Most directors and officers policies contain similar carve outs, however the removal of a single exclusion such as the “majority shareholder” or “unfair competition” exclusion can create significant differences/advantages. Most of the nuanced differences are hiding in the details. When reviewing exclusions we generally ask a handful of questions, namely; 1) is the lead in language broad or narrow, 2) is the exclusion itself worded broadly or narrow (can it be narrowed), 3) does the exclusion apply only to loss/damages or does it apply to defense costs as well, 4) does it apply only to claims against the entity or to claims naming individuals? 5) Does it contain the necessary carve-backs? And 6) is it particularly harmful to the policyholder?
- JOBS ACT & Crowdfunding: Does the policy exclude coverage for claims related to crowdfunding or arising from exempt securities (under regulation D).
- Cyber: Is there a cyber-related exclusion? Due to being non-standard in the marketplace at the moment, cyber exclusions should be avoided when possible.
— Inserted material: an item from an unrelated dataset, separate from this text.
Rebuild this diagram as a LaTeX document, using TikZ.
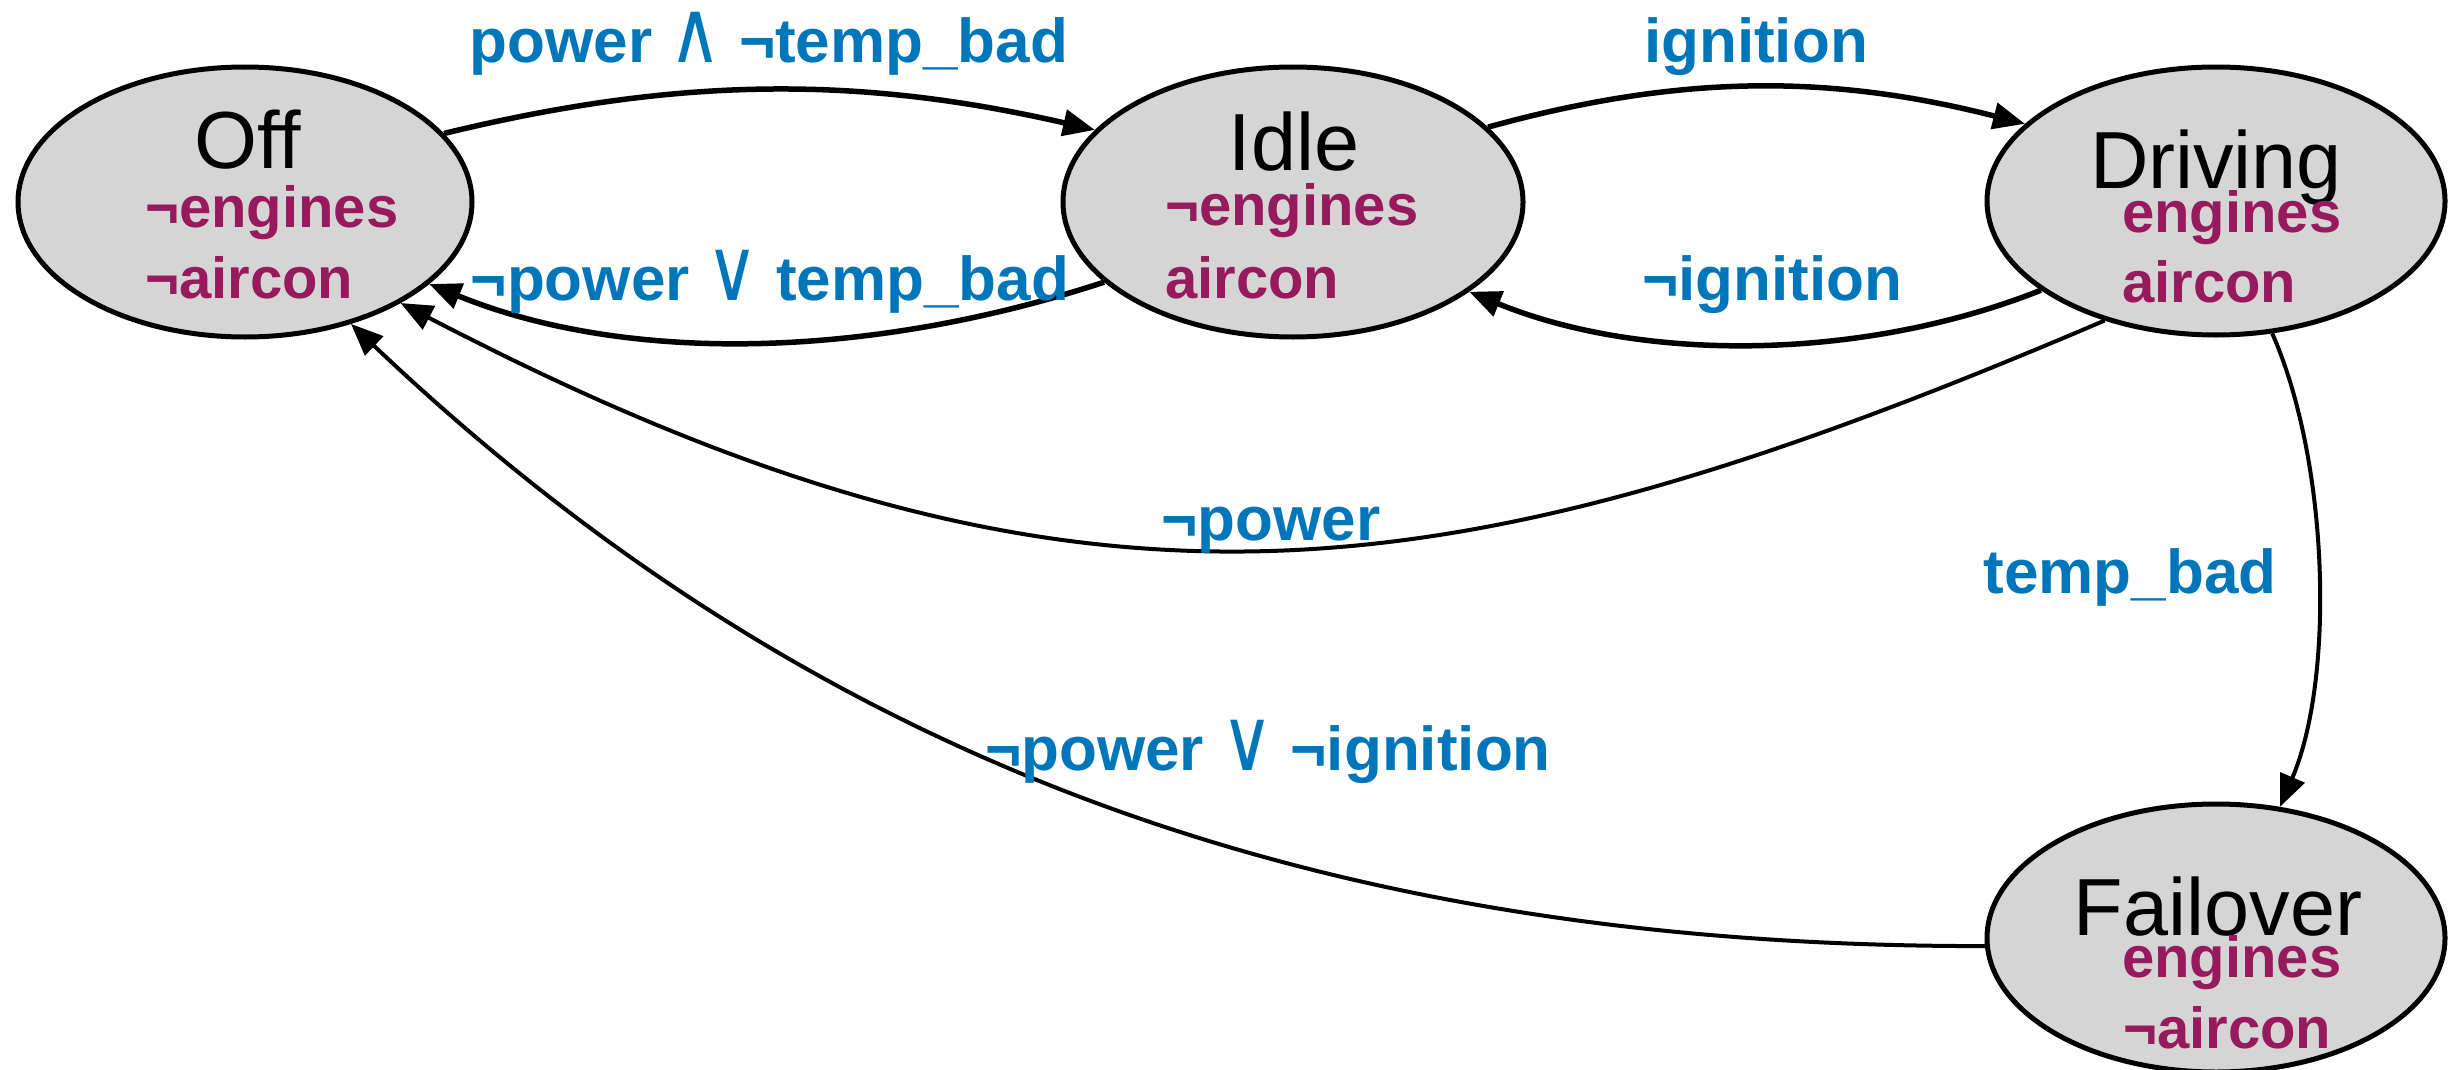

- BI/PD: Does the bodily injury/property damage exclusion contain “invasion of privacy” and “emotional distress” within the definition? Can those be carved back?
- Professional Services: Does the “Professional Services” exclusion contain a broad definition of services?
- Insured Vs Insured: Has the carrier replaced the insured vs insured exclusion with the more modern “entity vs insured” exclusion? Does the exclusion contain necessary carve-backs?
- Majority Shareholders: Is there a majority shareholder exclusion? What is the percentage? How many shareholders qualify under this exclusion? Can it be removed or can the threshold be increased?
- Laser Exclusions: Are there any non-standard “laser” exclusions (exclusions intended to carve out coverage for specific underwriting concerns).